◆ DATA SHOWN:
■ ■ ■
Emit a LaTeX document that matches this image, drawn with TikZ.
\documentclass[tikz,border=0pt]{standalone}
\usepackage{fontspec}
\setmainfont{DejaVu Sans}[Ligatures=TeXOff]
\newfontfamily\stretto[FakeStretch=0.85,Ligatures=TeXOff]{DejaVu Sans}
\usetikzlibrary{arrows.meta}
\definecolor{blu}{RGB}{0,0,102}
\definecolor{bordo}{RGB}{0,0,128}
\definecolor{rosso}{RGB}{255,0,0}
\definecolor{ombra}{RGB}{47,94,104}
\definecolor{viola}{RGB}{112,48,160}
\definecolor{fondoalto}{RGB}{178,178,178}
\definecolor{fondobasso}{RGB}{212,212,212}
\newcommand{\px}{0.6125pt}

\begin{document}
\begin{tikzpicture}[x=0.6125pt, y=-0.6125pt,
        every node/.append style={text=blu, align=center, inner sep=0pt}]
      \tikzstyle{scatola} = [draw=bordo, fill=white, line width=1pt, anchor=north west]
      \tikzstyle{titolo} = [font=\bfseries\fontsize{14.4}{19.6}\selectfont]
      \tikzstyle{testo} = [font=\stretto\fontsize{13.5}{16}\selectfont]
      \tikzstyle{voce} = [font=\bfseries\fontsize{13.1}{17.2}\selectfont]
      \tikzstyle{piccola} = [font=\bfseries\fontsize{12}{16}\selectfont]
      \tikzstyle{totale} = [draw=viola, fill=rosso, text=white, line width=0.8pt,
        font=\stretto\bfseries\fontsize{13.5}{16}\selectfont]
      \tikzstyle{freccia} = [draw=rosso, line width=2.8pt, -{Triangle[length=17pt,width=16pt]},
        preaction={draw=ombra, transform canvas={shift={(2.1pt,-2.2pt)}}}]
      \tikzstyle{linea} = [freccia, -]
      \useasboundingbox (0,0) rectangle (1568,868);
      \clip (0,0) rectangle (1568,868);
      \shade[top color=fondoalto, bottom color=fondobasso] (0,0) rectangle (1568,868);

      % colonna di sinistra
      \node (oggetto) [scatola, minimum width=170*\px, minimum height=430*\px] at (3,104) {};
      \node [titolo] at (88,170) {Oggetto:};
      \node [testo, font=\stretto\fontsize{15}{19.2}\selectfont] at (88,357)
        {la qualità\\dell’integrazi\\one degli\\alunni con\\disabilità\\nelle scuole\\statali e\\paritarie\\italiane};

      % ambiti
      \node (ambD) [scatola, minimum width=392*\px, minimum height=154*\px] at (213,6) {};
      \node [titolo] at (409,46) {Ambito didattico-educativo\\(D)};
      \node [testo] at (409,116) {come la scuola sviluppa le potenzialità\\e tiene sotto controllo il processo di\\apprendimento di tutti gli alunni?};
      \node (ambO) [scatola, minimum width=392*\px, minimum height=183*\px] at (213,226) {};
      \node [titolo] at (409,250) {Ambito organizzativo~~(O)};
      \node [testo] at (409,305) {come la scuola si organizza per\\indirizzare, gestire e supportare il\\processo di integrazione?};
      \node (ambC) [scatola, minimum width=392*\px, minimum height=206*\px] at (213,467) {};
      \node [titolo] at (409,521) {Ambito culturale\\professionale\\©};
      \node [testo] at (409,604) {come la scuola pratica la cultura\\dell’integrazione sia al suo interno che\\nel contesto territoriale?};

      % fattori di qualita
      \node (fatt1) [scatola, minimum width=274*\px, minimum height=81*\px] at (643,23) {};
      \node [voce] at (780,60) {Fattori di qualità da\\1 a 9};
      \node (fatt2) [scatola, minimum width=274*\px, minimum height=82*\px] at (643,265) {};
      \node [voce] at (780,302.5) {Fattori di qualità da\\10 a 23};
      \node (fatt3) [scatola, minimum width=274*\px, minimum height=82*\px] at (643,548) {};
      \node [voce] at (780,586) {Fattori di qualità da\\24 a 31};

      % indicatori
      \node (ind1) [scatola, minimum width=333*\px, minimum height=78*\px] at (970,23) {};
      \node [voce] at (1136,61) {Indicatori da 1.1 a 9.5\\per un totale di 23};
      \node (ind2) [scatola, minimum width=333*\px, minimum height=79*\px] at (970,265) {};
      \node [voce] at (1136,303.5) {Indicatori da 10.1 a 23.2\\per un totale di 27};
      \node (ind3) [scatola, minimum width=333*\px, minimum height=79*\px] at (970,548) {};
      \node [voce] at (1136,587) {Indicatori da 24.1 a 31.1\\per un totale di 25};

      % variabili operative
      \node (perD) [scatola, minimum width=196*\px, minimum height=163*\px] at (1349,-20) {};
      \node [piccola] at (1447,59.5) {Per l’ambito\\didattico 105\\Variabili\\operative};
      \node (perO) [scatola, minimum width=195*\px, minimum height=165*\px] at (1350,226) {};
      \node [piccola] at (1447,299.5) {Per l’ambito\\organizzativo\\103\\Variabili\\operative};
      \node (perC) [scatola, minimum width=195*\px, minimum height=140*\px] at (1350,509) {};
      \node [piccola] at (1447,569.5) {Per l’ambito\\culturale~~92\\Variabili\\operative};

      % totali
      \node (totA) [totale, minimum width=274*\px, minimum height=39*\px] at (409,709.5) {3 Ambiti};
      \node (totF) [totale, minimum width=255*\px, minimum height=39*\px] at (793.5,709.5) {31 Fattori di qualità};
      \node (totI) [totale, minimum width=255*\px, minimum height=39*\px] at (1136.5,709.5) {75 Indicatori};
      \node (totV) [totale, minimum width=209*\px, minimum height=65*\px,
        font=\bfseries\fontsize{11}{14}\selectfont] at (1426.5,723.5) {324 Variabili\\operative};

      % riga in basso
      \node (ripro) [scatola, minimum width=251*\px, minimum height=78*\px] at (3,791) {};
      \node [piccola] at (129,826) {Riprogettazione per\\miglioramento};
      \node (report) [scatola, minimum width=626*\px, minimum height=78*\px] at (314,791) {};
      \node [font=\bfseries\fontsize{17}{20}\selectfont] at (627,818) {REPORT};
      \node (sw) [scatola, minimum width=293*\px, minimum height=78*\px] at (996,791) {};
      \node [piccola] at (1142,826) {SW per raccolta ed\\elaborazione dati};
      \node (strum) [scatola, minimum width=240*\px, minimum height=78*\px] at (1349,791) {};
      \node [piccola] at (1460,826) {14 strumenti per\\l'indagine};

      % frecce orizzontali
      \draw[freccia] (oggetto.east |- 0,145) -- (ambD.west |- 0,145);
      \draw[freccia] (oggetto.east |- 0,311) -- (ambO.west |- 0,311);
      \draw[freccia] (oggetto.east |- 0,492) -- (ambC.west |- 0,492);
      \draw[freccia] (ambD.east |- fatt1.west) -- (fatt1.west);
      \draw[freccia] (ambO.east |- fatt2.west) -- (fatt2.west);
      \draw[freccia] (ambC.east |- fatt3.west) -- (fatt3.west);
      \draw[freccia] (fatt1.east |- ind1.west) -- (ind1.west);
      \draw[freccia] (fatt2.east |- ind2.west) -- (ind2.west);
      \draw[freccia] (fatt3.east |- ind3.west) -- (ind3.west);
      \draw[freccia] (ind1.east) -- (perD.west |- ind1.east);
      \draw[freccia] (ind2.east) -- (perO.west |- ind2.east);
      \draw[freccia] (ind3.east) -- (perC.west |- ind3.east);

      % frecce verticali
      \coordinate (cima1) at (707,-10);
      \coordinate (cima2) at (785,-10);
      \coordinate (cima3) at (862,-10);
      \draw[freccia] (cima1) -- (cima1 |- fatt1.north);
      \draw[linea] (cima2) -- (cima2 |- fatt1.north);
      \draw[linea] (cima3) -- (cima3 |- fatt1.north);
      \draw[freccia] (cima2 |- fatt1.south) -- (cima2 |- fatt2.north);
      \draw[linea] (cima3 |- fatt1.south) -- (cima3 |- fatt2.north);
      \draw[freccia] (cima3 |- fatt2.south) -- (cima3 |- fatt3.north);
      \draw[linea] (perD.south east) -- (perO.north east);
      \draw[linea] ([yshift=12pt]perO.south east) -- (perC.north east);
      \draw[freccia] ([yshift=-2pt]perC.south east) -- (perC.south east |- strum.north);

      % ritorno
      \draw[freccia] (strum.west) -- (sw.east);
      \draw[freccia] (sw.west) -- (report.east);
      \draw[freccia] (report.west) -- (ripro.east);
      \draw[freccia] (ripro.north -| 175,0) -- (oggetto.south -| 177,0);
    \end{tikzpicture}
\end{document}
■ ■ ■
◆ STATED GOAL: Print, unaltered, every line from the beginning of the material down to the line with "color=fondobasso] (0,0) rectangle (1568,868);".

◆ THE ANSWER:
Emit a LaTeX document that matches this image, drawn with TikZ.
\documentclass[tikz,border=0pt]{standalone}
\usepackage{fontspec}
\setmainfont{DejaVu Sans}[Ligatures=TeXOff]
\newfontfamily\stretto[FakeStretch=0.85,Ligatures=TeXOff]{DejaVu Sans}
\usetikzlibrary{arrows.meta}
\definecolor{blu}{RGB}{0,0,102}
\definecolor{bordo}{RGB}{0,0,128}
\definecolor{rosso}{RGB}{255,0,0}
\definecolor{ombra}{RGB}{47,94,104}
\definecolor{viola}{RGB}{112,48,160}
\definecolor{fondoalto}{RGB}{178,178,178}
\definecolor{fondobasso}{RGB}{212,212,212}
\newcommand{\px}{0.6125pt}

\begin{document}
\begin{tikzpicture}[x=0.6125pt, y=-0.6125pt,
        every node/.append style={text=blu, align=center, inner sep=0pt}]
      \tikzstyle{scatola} = [draw=bordo, fill=white, line width=1pt, anchor=north west]
      \tikzstyle{titolo} = [font=\bfseries\fontsize{14.4}{19.6}\selectfont]
      \tikzstyle{testo} = [font=\stretto\fontsize{13.5}{16}\selectfont]
      \tikzstyle{voce} = [font=\bfseries\fontsize{13.1}{17.2}\selectfont]
      \tikzstyle{piccola} = [font=\bfseries\fontsize{12}{16}\selectfont]
      \tikzstyle{totale} = [draw=viola, fill=rosso, text=white, line width=0.8pt,
        font=\stretto\bfseries\fontsize{13.5}{16}\selectfont]
      \tikzstyle{freccia} = [draw=rosso, line width=2.8pt, -{Triangle[length=17pt,width=16pt]},
        preaction={draw=ombra, transform canvas={shift={(2.1pt,-2.2pt)}}}]
      \tikzstyle{linea} = [freccia, -]
      \useasboundingbox (0,0) rectangle (1568,868);
      \clip (0,0) rectangle (1568,868);
      \shade[top color=fondoalto, bottom color=fondobasso] (0,0) rectangle (1568,868);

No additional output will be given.